(Plotting code records)
•••
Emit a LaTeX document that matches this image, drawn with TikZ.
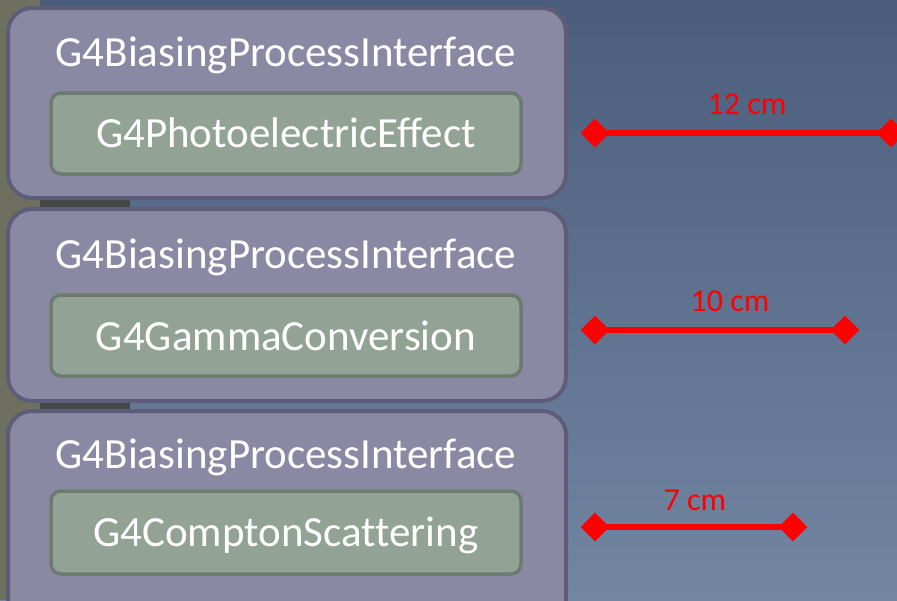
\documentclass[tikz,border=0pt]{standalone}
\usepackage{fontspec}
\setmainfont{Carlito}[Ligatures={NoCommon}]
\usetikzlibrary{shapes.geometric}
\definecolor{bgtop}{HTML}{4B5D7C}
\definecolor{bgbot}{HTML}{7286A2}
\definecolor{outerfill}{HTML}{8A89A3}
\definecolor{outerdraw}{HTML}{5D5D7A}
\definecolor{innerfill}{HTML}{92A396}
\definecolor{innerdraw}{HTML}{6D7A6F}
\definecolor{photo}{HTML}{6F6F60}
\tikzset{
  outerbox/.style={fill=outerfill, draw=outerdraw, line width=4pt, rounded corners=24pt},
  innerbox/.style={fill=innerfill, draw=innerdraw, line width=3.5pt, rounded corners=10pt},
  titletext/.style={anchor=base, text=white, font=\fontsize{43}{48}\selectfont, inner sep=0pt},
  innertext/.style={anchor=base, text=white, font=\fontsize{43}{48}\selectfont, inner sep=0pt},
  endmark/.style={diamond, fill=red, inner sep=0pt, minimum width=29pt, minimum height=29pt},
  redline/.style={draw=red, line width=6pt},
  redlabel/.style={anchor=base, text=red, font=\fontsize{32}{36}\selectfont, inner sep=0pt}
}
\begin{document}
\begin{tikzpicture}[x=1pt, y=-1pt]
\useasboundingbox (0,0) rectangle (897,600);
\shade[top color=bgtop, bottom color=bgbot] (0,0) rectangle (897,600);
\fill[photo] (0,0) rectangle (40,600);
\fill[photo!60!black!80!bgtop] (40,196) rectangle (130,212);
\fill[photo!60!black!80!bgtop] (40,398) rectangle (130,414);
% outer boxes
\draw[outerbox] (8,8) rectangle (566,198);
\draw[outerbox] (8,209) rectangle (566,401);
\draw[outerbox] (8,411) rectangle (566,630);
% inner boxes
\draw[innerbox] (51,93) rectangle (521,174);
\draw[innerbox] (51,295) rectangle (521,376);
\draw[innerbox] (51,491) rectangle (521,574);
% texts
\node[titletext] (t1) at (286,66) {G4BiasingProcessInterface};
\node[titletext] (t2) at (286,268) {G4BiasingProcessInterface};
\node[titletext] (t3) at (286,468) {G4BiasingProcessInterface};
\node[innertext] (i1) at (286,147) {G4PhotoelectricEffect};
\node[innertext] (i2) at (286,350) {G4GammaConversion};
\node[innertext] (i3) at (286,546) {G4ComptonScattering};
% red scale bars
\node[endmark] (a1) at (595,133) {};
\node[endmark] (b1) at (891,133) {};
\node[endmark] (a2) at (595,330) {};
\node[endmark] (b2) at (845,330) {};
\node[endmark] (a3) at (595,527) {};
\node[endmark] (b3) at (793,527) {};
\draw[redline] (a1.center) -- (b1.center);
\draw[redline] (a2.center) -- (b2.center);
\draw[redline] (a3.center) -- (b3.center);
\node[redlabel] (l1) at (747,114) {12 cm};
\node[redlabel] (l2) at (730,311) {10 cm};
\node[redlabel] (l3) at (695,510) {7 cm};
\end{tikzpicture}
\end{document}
•••
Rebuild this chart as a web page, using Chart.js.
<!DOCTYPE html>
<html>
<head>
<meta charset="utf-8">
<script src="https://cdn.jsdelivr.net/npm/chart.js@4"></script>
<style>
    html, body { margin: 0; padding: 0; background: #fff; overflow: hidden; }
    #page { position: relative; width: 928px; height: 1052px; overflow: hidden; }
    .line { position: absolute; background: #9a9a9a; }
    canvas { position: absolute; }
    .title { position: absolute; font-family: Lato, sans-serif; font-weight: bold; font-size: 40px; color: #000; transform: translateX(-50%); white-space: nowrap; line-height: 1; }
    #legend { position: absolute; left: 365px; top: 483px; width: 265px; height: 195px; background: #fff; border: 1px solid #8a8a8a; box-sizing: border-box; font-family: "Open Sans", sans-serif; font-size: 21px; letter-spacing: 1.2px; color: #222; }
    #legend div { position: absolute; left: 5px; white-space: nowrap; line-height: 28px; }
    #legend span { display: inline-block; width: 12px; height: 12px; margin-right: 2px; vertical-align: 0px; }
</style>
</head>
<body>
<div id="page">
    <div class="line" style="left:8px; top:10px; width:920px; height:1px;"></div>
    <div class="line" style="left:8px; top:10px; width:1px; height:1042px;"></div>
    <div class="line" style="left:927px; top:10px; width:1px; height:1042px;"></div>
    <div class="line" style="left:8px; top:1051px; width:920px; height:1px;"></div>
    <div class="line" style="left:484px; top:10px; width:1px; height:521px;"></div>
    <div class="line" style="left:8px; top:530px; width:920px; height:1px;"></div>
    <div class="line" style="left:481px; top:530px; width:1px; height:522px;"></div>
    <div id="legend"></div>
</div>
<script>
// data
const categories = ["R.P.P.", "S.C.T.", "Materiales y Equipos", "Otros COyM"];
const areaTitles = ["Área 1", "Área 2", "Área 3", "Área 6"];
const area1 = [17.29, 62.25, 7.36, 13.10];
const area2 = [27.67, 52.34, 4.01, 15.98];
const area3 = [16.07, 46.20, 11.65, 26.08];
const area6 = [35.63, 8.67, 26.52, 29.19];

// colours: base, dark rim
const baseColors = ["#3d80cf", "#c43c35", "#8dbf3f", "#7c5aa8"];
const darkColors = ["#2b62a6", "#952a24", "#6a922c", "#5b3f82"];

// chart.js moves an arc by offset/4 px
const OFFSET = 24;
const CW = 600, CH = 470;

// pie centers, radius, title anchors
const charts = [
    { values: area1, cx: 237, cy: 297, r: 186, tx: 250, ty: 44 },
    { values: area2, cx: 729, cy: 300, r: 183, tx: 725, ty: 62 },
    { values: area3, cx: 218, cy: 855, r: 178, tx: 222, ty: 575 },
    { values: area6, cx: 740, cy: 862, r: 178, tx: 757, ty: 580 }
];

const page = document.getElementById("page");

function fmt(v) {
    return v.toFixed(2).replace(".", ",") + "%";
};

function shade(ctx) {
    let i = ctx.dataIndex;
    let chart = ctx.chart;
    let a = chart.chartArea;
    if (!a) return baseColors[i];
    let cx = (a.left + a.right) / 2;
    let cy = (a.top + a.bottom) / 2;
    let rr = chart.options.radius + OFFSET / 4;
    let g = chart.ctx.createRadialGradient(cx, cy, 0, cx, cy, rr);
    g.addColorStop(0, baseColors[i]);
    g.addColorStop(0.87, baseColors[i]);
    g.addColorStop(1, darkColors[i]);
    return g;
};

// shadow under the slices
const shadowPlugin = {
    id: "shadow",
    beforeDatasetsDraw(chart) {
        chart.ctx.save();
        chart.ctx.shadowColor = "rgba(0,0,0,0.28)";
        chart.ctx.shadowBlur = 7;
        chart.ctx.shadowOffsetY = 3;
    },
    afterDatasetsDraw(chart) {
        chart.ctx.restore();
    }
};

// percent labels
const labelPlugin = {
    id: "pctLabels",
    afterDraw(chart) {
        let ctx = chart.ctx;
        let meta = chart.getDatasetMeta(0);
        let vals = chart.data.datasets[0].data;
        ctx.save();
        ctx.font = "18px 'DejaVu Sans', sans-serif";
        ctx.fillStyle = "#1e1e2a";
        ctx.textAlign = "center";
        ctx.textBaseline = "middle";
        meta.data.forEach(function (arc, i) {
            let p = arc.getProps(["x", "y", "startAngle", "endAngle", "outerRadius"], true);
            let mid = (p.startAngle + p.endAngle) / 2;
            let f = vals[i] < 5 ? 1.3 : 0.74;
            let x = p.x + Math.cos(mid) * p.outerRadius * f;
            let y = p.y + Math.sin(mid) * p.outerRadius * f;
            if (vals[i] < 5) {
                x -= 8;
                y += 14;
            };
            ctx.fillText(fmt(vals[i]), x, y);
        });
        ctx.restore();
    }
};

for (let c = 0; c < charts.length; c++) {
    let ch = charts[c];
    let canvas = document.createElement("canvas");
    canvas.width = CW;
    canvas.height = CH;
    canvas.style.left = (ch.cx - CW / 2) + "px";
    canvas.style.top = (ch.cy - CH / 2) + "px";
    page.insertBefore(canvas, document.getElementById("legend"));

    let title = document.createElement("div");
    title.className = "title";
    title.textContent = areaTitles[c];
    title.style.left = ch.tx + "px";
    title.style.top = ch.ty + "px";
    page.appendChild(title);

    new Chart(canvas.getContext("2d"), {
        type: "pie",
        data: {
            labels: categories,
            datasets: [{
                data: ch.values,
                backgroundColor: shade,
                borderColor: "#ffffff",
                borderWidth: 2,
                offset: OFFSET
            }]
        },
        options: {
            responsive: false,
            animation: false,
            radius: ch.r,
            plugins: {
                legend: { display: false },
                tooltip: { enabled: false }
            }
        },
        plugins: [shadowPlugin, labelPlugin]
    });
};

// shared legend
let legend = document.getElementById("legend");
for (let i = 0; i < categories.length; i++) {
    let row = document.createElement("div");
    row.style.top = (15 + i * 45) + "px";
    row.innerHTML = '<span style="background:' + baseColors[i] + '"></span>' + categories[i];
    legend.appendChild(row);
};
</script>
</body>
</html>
•••
*What the exercise asks:* Read the entries and show each line that mentions "page".

*Expected output:*
Rebuild this chart as a web page, using Chart.js.
    #page { position: relative; width: 928px; height: 1052px; overflow: hidden; }
<div id="page">
const page = document.getElementById("page");
    page.insertBefore(canvas, document.getElementById("legend"));
    page.appendChild(title);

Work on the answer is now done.